Prompt:
Wherever a line holds the string "matplotlib", copy that line.

Recorded information:
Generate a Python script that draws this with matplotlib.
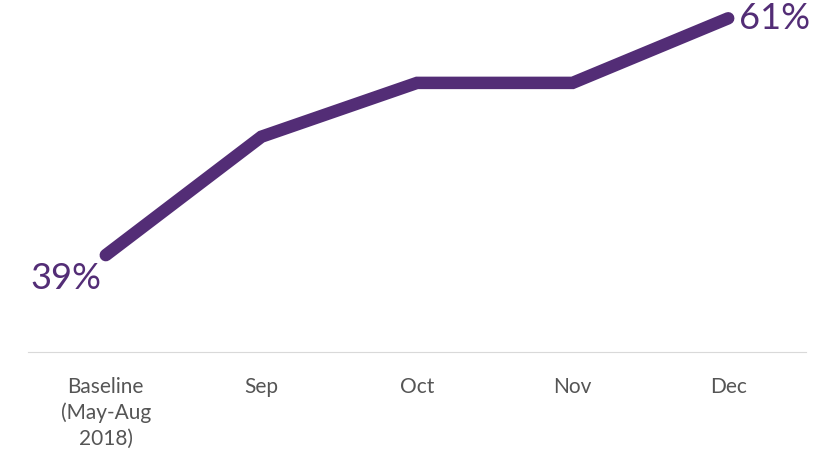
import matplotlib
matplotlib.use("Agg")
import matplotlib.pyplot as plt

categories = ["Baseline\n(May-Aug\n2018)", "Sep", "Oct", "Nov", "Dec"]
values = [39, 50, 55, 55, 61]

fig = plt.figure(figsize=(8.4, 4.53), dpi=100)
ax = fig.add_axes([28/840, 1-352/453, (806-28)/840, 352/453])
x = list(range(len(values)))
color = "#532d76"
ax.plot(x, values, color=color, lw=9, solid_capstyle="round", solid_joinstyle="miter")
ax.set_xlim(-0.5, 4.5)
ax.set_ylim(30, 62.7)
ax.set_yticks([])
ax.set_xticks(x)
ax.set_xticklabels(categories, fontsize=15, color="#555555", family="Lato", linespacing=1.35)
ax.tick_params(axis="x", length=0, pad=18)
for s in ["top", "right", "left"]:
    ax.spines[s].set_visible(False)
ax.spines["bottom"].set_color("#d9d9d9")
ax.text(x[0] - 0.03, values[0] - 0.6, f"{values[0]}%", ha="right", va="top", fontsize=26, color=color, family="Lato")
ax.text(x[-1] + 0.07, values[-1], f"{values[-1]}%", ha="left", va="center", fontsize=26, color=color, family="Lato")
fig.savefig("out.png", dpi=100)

Solution for this problem:
Generate a Python script that draws this with matplotlib.
import matplotlib
matplotlib.use("Agg")
import matplotlib.pyplot as plt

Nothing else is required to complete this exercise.